John Layman, PhD and Section Head Corporate R&D Materials Science at Procter & Gamble, talks about an exciting new method of recycling polypropylene.

John Layman, PhD and Section Head Corporate R&D Materials Science at Procter & Gamble.
John Layman, PhD and Section Head Corporate R&D Materials Science at Procter & Gamble.

Packaging World:
What prompted the development of this technology?


John Layman:

Around 2014 I was assigned the task of maximizing the amount of recycled plastic we use. When it comes to packaging, our biggest plastic is polyethylene, but company-wide we use more polypropylene than any other plastic partly because of our vast number of brands. At the time I got my assignment, I was looking at a goose egg next to recycled polypropylene, because there was just no good way.


Do I understand this was a seed fund project, the program within the P&G packaging department where a younger technologist with an idea can seek corporate funding and the assistance of a more experienced technologist as mentor?

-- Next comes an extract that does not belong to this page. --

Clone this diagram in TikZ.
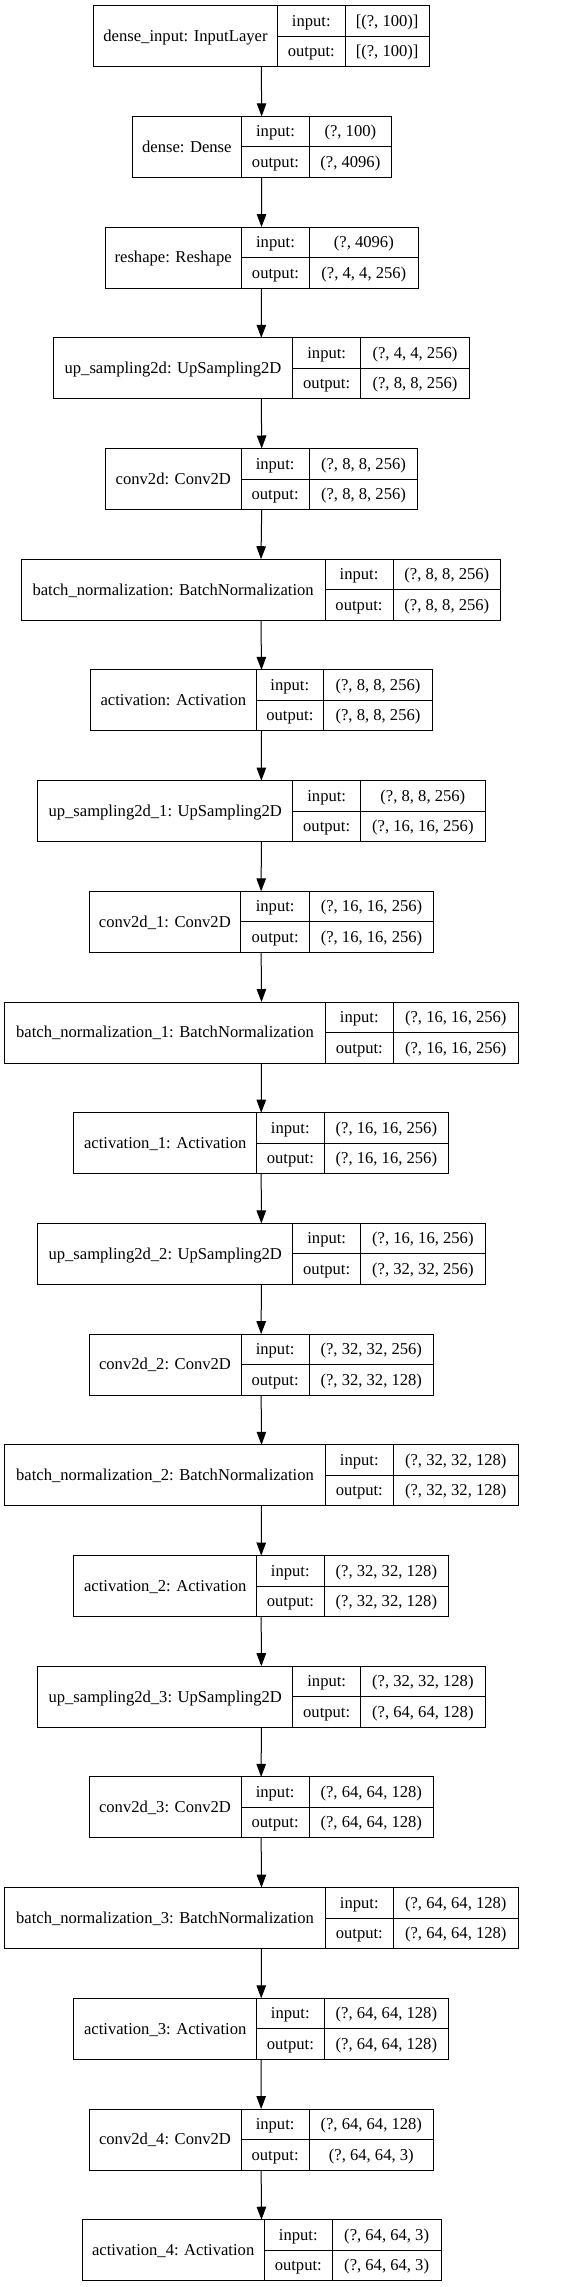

Yes, we started with a very small budget and Research Fellow Ken McGuire was my mentor. We started slowly and kept succeeding milestone after milestone, until eventually we had an outside engineering firm do a CAPEX study that indicated we could support a viable business around what we were doing. Then we had to find the best way to bring the technology from our lab into the commercial marketplace. P&G is not vertically integrated when it comes to making resin, so making it ourselves was no option. Nor is it our core business to be a commercial recycler. And, we wanted to make a large impact in the recycling of PP. So our global business development group suggested we try something more along the lines of a venture capital model, which led us to Innventure. They’re in the business of commercializing disruptive technologies, so they knew how to take a brand new technology and scale it into a profitable business. We licensed them to found PureCycle around P&G’s IP estate. They built a pilot-scale facility at an old Dow Chemical site in Ironton, OH, and a commercial production facility is underway.